Los expertos aún discuten si estas formaciones son naturales o producto de una civilización antigua. Recorrerlas es navegar por un laberinto de terrazas y pasajes silenciosos. De pronto, el silencio del fondo fue interrumpido por una corriente inesperadamente fuerte que nos empezó a arrastrar; los buzos se sujetaban de las superficies, y yo los imitaba sin entender del todo lo que sucedía. ¿Qué pasaría si la corriente me arrojaba a mar abierto?, me preguntaba. ¿O si me hundía peligrosamente rápido? Cuando por fin me dejé llevar, comprendí que esto era parte del recorrido.
En medio de esa corriente, algo raro sucedió: una gran silueta cruzó entre nosotros. Pensé que la premonición se había hecho realidad y que era un buzo siendo arrastrado hacia el fin, hasta que vi desplegar sus alas: una mantarraya gigante cruzaba las ruinas con elegancia, impulsada por la misma corriente que nos movía. Fue sublime, el tipo de encuentro que justifica cualquier viaje. Al salir del agua solo pude exclamar “Sugoi desu ne!” (¡Increíble!, ¿verdad?).
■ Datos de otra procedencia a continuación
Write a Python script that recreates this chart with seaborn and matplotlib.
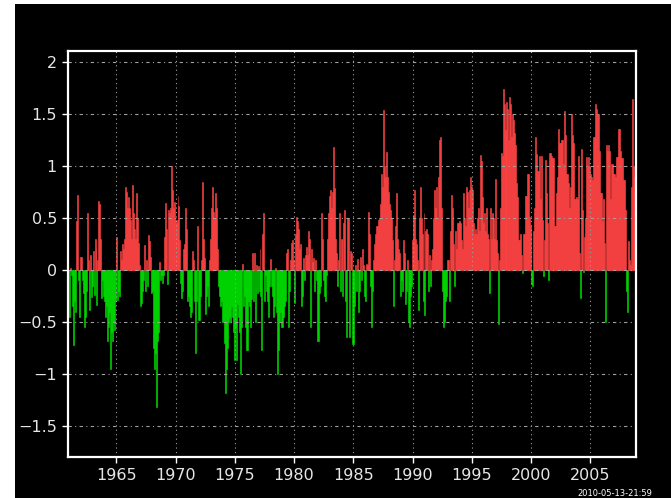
import numpy as np
import pandas as pd
import matplotlib
matplotlib.use("Agg")
import matplotlib.pyplot as plt
from matplotlib.patches import Rectangle
import seaborn as sns

# monthly anomalies, one row per year, starting Jan 1961
start_year = 1961
anom_1960s = [
    [-0.45, 0.02, -0.05, -0.35, -0.72, -0.3, -0.4, 0.47, 0.72, -0.1, -0.45, 0.13],
    [0.13, -0.1, -0.22, -0.55, -0.45, -0.2, 0.55, 0.1, -0.38, 0.15, -0.26, -0.15],
    [0.18, -0.24, 0.3, 0.2, -0.34, 0.1, 0.67, 0.64, 0.3, -0.27, -0.1, -0.25],
    [-0.3, -0.45, -0.35, -0.68, -0.55, -0.4, -0.95, -0.6, -0.68, -0.5, -0.58, -0.3],
    [0.32, -0.29, -0.2, -0.25, 0.18, 0.1, 0.25, 0.2, 0.3, 0.8, 0.75, 0.6],
    [0.7, 0.6, 0.48, 0.3, 0.82, 0.55, 0.4, 0.3, 0.74, 0.5, 0.26, 0.05],
    [-0.35, -0.32, -0.2, -0.1, 0.24, -0.2, 0.1, -0.15, 0.34, 0.28, 0.13, -0.22],
    [-0.2, -0.75, -0.95, -0.8, -1.32, -0.68, -0.6, 0.08, -0.1, -0.05, -0.12, -0.05],
    [0.32, 0.65, 0.4, -0.13, 0.58, 0.55, 0.6, 1.0, 0.77, 0.6, 0.66, 0.48],
]
anom_1970s = [
    [0.45, 0.48, 0.71, 0.62, 0.29, -0.12, -0.27, -0.2, 0.2, 0.25, 0.6, 0.4],
    [-0.3, -0.25, -0.35, -0.45, -0.4, 0.18, 0.1, -0.3, -0.8, -0.3, 0.42, -0.48],
    [-0.48, -0.25, 0.1, 0.85, 0.3, 0.12, -0.42, -0.25, -0.15, -0.35, 0.1, 0.3],
    [0.6, 0.8, 0.56, 0.5, 0.74, 0.6, 0.2, -0.15, -0.25, -0.35, -0.3, -0.5],
    [-0.5, -0.7, -1.18, -0.95, -0.75, -0.5, -0.45, -0.5, -0.35, -0.45, -0.6, -0.87],
    [-0.55, -0.87, -0.33, -0.45, -0.6, -1.0, -0.55, 0.06, -0.35, -0.25, -0.55, -0.77],
    [-0.77, -0.3, -0.35, -0.55, -0.28, 0.16, -0.3, 0.16, -0.5, 0.05, -0.22, 0.04],
    [-0.2, 0.2, -0.25, -0.77, 0.35, 0.55, -0.3, -0.05, -0.2, -0.3, -0.45, -0.15],
    [0.11, -0.15, -0.25, -0.45, -0.35, 0.02, -0.4, -1.0, -0.77, -0.5, -0.4, -0.55],
    [-0.55, -0.45, -0.35, -0.3, 0.16, 0.2, -0.55, -0.2, 0.1, 0.26, 0.29, 0.1],
]
anom_1980s = [
    [-0.32, 0.35, 0.51, 0.47, 0.4, 0.2, 0.25, -0.35, -0.25, 0.12, -0.1, 0.15],
    [0.22, 0.15, 0.38, 0.3, -0.55, 0.2, 0.08, 0.12, -0.2, 0.1, -0.1, -0.68],
    [-0.68, -0.22, -0.15, 0.55, 0.3, -0.1, -0.25, -0.3, -0.05, 0.3, 0.55, 0.71],
    [0.77, 0.6, 0.75, 1.19, 0.79, 0.3, 0.16, -0.15, 0.1, 0.55, -0.2, 0.3],
    [0.3, -0.25, 0.45, 0.58, -0.3, -0.64, 0.5, 0.5, -0.64, 0.18, 0.16, -0.71],
    [-0.71, -0.35, 0.05, -0.2, 0.11, -0.4, -0.2, 0.13, -0.1, 0.2, 0.05, -0.25],
    [-0.3, 0.06, 0.05, 0.56, 0.35, -0.15, -0.55, -0.2, 0.1, 0.25, 0.35, 0.42],
    [0.42, 0.48, 0.5, 0.64, 0.93, 0.8, 1.54, 1.0, 0.9, 1.14, 0.9, 0.75],
    [0.64, 0.58, 0.5, 0.29, -0.35, 0.1, 0.42, 0.74, 0.3, 0.2, 0.16, -0.25],
    [-0.1, -0.2, 0.29, 0.16, -0.33, -0.2, 0.1, -0.5, -0.55, -0.25, -0.15, 0.29],
]
anom_1990s = [
    [0.53, 0.77, 0.3, 0.25, 0.1, -0.38, 0.5, 0.8, 0.5, 0.35, -0.3, 0.55],
    [-0.43, 0.38, 0.4, 0.35, -0.2, 0.15, -0.15, 0.1, 0.2, 0.5, 0.77, 0.6],
    [0.8, 0.5, 0.9, 1.25, 1.28, 0.6, -0.2, -0.55, -0.5, -0.3, -0.25, 0.1],
    [0.1, -0.3, 0.38, 0.72, 0.6, 0.25, -0.15, 0.38, 0.2, 0.45, 0.45, 0.47],
    [0.45, 0.29, 0.2, 0.74, 0.5, 0.42, 0.8, 0.75, 0.6, 0.77, 0.9, 0.8],
    [0.77, 0.45, 0.35, 0.4, 0.35, 0.5, 0.6, 0.38, 1.11, 1.05, 0.7, 0.45],
    [0.55, 0.38, 0.6, 0.35, 0.3, -0.22, 0.6, 0.3, 0.55, 0.5, 0.3, 0.88],
    [0.29, 0.16, -0.52, 0.1, 0.6, 1.13, 1.1, 1.74, 1.6, 1.35, 1.3, 1.62],
    [1.55, 1.25, 1.67, 1.6, 1.28, 1.5, 1.45, 1.32, 1.2, 0.84, 0.7, 0.29],
    [0.29, 0.35, 0.15, -0.03, 0.35, 0.35, 0.71, 0.71, 0.93, 0.93, 0.51, 0.42],
]
anom_2000s = [
    [-0.13, -0.15, 0.38, 0.6, 1.28, 1.12, 0.95, 0.95, 1.1, 0.68, 1.1, 0.48],
    [-0.06, 0.29, 1.06, 0.74, 0.45, -0.1, 1.13, 1.13, 1.1, 1.08, 1.08, 0.42],
    [0.42, 0.74, 0.9, 1.36, 1.22, 1.22, 1.25, 1.25, 1.02, 1.53, 1.3, 0.93],
    [0.93, 0.84, 0.6, 0.8, 1.5, 1.3, 1.22, 0.68, 0.68, 0.7, 0.68, 1.1],
    [0.16, -0.27, 1.17, 0.58, -0.02, 0.32, 0.5, 1.09, 1.0, 1.0, 1.09, 1.0],
    [0.93, 0.9, 0.87, 1.28, 1.28, 1.6, 1.55, 1.5, 1.5, 1.15, 0.74, 0.74],
    [0.47, 0.68, 0.26, -0.5, 1.2, 1.15, 1.2, 1.15, 0.68, 1.02, 1.02, 0.93],
    [0.93, 0.9, 1.09, 1.09, 1.36, 1.36, 1.15, 1.08, 1.08, 0.87, 0.87, 0.58],
    [-0.2, -0.4, 0.28, 0.1, 0.05, 0.8, 1.65, 1.0, 0.9, 0.9],
]
year_ticks = [1965, 1970, 1975, 1980, 1985, 1990, 1995, 2000, 2005]
y_ticks = [-1.5, -1, -0.5, 0, 0.5, 1, 1.5, 2]
y_labels = ["\u22121.5", "\u22121", "\u22120.5", "0", "0.5", "1", "1.5", "2"]
stamp = "2010-05-13-21:59"

rows = anom_1960s + anom_1970s + anom_1980s + anom_1990s + anom_2000s
values = [v for row in rows for v in row]
months = np.arange(len(values))
df = pd.DataFrame({"time": start_year + (months + 0.5) / 12.0, "anom": values})
df["sign"] = np.where(df["anom"] >= 0, "pos", "neg")

fig = plt.figure(figsize=(6.71, 4.98), dpi=100, facecolor="black")
ax = fig.add_axes([68 / 671, 1 - 457 / 498, (636 - 68) / 671, (457 - 51) / 498])
ax.set_facecolor("black")

sns.barplot(data=df, x="time", y="anom", hue="sign",
            palette={"pos": "#ff4444", "neg": "#00dd00"}, saturation=1,
            native_scale=True, dodge=False, width=1.0, errorbar=None,
            linewidth=0, legend=False, ax=ax)
# fill the 1-px monthly bars solidly
for p in ax.patches:
    p.set_edgecolor(p.get_facecolor())
    p.set_linewidth(0.4)

ax.set_xlim(1960.93, 2008.84)
ax.set_ylim(-1.8, 2.11)
ax.set_xticks(year_ticks)
ax.set_xticklabels([str(y) for y in year_ticks])
ax.set_yticks(y_ticks)
ax.set_yticklabels(y_labels)
ax.set_xlabel("")
ax.set_ylabel("")

for y in y_ticks:
    ax.axhline(y, color="#a0a0a0", lw=0.8, ls=(0, (3, 3, 1, 3)), zorder=5)
for x in year_ticks:
    ax.axvline(x, color="#a0a0a0", lw=0.8, ls=(0, (1, 3)), zorder=5)

for s in ax.spines.values():
    s.set_color("white")
    s.set_linewidth(1.6)
    s.set_zorder(6)
ax.tick_params(colors="white", labelcolor="#e6e6e6", labelsize=11.5,
               direction="out", length=4, width=1, pad=4)

# white page edge visible around the screenshot
fig.patches.append(Rectangle((0, 0), 15 / 671, 1, transform=fig.transFigure,
                             facecolor="white", edgecolor="none", zorder=-1))
fig.patches.append(Rectangle((0, 1 - 4 / 498), 1, 4 / 498, transform=fig.transFigure,
                             facecolor="white", edgecolor="none", zorder=-1))

fig.text(652 / 671, 1 - 493 / 498, stamp, ha="right", va="center",
         fontsize=6, color="white")

fig.savefig("out.png", dpi=100, facecolor="black")
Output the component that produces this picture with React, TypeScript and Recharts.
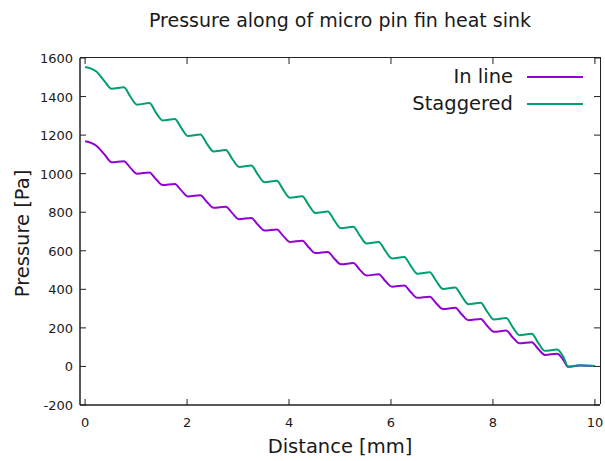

Al día siguiente regresé a las ruinas, pero esta vez practicando lo que llaman skin diving, una mezcla entre apnea y esnórquel: uno bucea aguantando la respiración, sin tanque, solo con aletas y máscara para observar la vida marina de cerca. Descender a pulmón libre, sin burbujas ni el ruido del regulador, permite sentir el lugar de otra manera.
En una de mis inmersiones, mientras me deslizaba sobre una terraza, levanté la vista y me encontré frente a frente con un tiburón de puntas blancas (Triaenodon obesus). Sentí un respeto expectante. Era la primera vez que me encontraba un tiburón de ese tipo a unos 20 metros de profundidad. Permanecí quieto, observándolo, cuidadoso de que ningún movimiento brusco lo alterara, hasta que la flotabilidad me llevó lentamente hacia la superficie, agradecido profundamente por ese instante de coexistencia.
Ese día, más tarde, dejé Yonaguni de regreso a Ishigaki. Sentí cómo el alma se me hinchaba de gratitud. Allí me esperaba otra costa llena de rostros amables, pero mi corazón ya cargaba el peso de una experiencia imborrable. Introspectivo más tarde, me preguntaba ¿por qué buceo? Tengo varias respuestas, una de ellas es porque me permite acercarme a la vida marina de una forma que de otro modo sería imposible y, con eso, pienso que me permito cultivar la sensibilidad por la vida, algo hoy cada vez más ausente.
Este viaje inició con una chispa: una canción que encendió la curiosidad y me llevó a un punto remoto. Yonaguni no es solo un enigma geológico ni un verso de reggaeton; es el eco vibrante de lo desconocido. Nos recuerda lo pequeño que somos ante la inmensidad de la Tierra, y que aún quedan misterios que desafían nuestro entendimiento. Allí, bajo las olas, la magia de la exploración se convierte en un acto de reverencia, y uno entiende que el verdadero viaje es hacia el asombro y la conexión con la vida.